- **Direction**
Copy all lines in which the word "page" can be found.
--- Start ---
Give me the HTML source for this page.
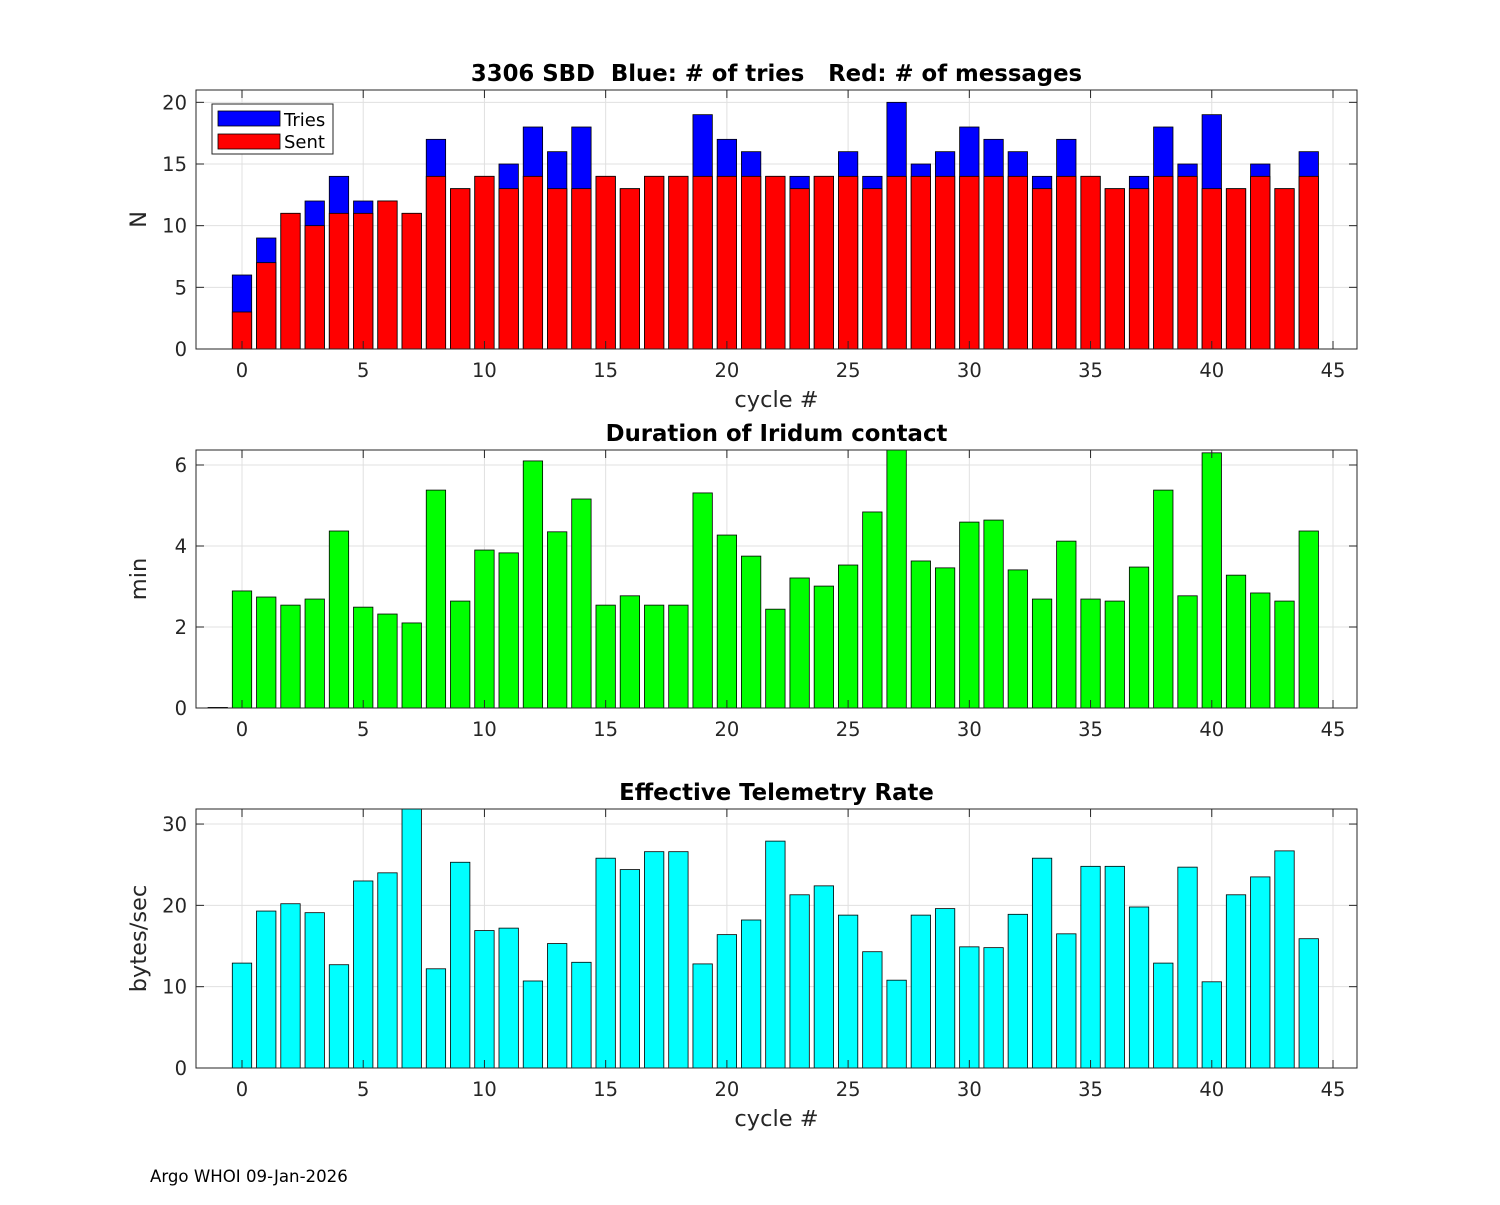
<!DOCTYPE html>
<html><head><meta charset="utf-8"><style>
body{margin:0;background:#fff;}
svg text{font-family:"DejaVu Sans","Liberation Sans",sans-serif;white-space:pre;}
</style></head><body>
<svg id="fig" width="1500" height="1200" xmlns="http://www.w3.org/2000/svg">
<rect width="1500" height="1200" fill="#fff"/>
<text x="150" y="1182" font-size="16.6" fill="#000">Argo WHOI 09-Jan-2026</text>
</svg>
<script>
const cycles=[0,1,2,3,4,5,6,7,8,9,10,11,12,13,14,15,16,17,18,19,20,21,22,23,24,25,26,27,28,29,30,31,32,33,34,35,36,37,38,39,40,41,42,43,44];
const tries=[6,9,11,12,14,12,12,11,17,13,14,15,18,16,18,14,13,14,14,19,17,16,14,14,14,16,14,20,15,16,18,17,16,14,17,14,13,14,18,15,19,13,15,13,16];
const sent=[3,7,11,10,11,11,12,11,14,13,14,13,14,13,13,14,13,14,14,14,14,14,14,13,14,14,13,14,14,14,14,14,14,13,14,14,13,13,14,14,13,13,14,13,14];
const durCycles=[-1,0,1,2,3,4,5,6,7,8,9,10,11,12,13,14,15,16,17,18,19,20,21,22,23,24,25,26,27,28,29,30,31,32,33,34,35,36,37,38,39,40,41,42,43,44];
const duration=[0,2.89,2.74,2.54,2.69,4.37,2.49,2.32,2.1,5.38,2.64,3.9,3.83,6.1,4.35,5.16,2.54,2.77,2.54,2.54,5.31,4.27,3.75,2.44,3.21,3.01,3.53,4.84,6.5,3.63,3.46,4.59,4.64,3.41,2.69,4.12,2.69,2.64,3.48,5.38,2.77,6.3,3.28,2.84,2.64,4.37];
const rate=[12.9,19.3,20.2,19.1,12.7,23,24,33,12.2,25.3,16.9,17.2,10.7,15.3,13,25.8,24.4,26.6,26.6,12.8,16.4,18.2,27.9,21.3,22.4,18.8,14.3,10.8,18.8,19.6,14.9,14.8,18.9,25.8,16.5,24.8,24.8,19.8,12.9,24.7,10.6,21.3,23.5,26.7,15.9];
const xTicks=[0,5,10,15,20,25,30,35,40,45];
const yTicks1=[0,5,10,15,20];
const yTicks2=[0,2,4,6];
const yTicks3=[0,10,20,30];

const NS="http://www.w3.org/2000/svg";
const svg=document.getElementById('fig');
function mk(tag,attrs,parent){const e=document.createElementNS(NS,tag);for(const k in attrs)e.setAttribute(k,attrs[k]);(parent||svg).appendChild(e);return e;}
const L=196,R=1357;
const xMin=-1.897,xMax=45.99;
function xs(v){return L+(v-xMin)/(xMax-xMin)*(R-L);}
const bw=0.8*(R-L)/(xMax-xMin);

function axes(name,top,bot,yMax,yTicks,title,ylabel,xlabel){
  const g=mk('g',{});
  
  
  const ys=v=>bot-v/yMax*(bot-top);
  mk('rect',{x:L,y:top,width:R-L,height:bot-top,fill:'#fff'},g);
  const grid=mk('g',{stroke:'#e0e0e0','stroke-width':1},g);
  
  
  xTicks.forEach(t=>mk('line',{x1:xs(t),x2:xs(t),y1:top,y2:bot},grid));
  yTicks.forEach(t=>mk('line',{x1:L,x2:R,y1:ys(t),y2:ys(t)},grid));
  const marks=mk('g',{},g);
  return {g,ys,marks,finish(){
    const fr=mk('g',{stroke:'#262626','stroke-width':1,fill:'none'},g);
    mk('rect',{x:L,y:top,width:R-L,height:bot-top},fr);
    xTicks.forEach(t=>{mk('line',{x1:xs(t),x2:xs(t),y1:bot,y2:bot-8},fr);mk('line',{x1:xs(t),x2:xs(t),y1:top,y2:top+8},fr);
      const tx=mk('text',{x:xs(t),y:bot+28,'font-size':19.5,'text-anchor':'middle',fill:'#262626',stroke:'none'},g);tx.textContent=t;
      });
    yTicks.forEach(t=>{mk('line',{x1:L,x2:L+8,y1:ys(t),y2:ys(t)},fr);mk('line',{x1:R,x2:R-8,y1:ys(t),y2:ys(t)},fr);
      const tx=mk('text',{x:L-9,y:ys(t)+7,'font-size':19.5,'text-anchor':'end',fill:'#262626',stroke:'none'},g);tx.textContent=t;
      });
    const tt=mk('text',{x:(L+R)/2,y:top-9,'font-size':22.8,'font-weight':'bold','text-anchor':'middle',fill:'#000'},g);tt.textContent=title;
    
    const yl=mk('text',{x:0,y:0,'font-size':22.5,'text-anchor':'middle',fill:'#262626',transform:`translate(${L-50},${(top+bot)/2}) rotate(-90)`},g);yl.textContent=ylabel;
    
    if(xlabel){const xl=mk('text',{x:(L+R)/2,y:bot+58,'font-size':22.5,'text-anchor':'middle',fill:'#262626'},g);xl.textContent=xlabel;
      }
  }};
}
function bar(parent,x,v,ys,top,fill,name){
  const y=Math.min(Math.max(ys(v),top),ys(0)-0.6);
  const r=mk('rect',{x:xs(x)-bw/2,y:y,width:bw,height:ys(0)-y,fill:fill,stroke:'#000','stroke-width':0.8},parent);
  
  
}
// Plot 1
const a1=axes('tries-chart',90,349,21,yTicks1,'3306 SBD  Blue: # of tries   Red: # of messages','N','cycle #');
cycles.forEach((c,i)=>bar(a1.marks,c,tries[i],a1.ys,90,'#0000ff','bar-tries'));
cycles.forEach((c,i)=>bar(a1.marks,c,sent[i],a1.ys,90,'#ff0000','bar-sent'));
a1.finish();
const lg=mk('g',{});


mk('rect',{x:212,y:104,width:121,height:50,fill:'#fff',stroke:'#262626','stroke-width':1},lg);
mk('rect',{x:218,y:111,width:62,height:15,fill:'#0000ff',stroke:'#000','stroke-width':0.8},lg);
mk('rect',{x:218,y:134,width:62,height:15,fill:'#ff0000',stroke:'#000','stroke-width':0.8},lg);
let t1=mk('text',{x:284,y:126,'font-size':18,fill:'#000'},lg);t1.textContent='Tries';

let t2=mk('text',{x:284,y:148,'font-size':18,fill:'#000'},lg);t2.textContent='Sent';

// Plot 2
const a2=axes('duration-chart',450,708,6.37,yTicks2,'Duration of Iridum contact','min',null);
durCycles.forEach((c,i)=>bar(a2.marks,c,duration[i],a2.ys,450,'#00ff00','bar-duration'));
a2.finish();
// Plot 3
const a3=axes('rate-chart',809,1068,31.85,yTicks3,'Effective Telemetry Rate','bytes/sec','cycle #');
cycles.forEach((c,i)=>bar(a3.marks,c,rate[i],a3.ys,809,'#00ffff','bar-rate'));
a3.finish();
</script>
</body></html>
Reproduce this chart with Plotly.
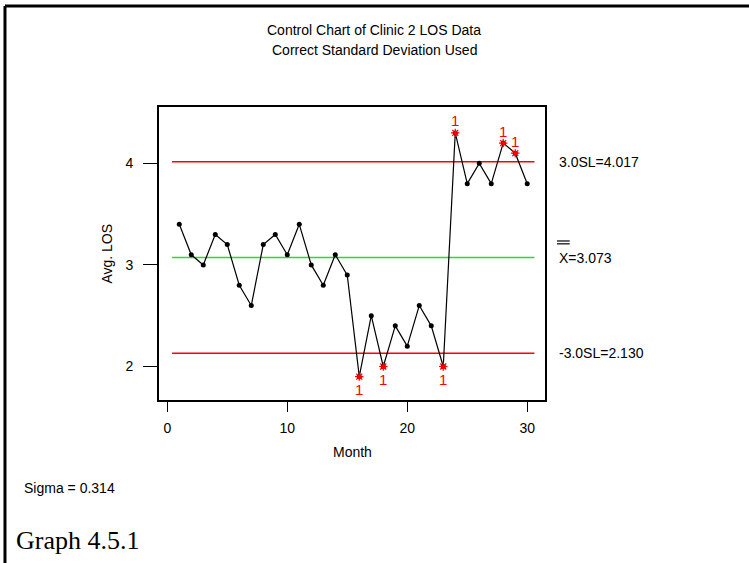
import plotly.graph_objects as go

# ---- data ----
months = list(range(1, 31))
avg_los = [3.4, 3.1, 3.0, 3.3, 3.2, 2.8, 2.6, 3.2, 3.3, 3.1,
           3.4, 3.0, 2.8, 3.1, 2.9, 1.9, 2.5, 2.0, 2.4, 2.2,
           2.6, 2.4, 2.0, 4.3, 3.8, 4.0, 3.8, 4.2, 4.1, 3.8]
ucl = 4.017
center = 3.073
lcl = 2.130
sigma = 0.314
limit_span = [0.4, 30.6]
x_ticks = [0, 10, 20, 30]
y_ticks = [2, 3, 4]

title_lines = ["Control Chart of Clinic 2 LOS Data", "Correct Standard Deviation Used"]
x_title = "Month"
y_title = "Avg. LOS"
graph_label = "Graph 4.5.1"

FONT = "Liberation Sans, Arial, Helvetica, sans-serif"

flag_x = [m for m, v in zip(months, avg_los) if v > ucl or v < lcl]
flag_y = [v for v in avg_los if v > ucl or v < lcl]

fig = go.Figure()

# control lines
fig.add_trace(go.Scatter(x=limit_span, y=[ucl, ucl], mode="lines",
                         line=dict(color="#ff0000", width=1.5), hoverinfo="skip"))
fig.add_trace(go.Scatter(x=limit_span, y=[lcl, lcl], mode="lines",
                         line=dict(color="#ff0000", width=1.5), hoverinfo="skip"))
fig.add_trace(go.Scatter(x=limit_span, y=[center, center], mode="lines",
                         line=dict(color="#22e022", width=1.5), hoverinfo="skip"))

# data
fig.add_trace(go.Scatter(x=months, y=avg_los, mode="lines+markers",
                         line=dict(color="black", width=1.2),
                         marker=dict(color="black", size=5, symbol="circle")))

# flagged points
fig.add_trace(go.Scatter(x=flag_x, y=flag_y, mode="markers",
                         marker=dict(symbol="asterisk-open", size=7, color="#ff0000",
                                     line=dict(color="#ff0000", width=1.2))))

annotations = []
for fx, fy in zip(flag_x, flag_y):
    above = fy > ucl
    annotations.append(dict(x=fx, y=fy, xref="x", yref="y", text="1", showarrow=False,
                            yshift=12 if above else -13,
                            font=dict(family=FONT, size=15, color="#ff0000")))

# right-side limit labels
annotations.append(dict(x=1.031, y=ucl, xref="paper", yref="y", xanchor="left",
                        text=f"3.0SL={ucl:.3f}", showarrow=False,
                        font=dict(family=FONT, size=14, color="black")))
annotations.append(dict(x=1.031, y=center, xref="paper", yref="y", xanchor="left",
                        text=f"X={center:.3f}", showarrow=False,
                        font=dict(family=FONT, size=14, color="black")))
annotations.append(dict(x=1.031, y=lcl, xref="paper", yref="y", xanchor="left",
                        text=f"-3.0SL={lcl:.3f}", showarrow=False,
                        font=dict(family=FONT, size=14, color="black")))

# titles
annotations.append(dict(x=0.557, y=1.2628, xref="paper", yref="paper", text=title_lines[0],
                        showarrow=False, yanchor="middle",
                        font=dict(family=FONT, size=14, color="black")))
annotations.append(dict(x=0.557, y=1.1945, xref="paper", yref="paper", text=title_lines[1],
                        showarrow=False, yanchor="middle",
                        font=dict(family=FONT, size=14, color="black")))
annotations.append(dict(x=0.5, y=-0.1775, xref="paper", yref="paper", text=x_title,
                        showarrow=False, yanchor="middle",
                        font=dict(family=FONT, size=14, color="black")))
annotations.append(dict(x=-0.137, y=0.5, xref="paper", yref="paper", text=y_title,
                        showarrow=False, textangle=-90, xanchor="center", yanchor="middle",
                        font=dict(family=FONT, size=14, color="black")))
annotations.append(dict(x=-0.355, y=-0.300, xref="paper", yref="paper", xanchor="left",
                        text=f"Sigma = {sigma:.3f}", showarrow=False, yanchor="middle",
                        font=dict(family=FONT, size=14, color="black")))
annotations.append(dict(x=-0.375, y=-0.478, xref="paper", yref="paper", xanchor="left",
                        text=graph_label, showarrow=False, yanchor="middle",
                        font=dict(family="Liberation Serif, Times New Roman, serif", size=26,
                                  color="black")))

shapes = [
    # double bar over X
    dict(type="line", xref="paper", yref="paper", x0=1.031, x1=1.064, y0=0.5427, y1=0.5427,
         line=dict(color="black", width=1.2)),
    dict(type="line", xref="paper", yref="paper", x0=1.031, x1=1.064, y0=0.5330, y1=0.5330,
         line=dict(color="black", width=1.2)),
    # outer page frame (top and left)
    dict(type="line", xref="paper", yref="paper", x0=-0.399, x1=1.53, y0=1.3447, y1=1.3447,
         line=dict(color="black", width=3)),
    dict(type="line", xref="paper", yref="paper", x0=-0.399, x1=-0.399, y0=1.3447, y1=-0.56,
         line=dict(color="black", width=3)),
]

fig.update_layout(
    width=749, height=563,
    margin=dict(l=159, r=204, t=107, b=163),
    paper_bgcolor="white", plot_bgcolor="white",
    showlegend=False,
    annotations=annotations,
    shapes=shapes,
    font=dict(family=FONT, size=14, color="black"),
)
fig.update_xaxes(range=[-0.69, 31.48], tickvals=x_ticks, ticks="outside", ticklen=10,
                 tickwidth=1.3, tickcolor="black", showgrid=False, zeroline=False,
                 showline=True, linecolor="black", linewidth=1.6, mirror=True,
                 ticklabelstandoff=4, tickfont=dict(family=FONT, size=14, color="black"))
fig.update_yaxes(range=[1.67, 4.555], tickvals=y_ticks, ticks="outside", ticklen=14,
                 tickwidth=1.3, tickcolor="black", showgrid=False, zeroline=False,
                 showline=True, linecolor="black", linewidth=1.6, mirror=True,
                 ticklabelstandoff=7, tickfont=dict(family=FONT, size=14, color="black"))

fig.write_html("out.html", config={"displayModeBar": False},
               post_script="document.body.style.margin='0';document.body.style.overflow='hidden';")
--- End ---
- **Task output**
Give me the HTML source for this page.
    # outer page frame (top and left)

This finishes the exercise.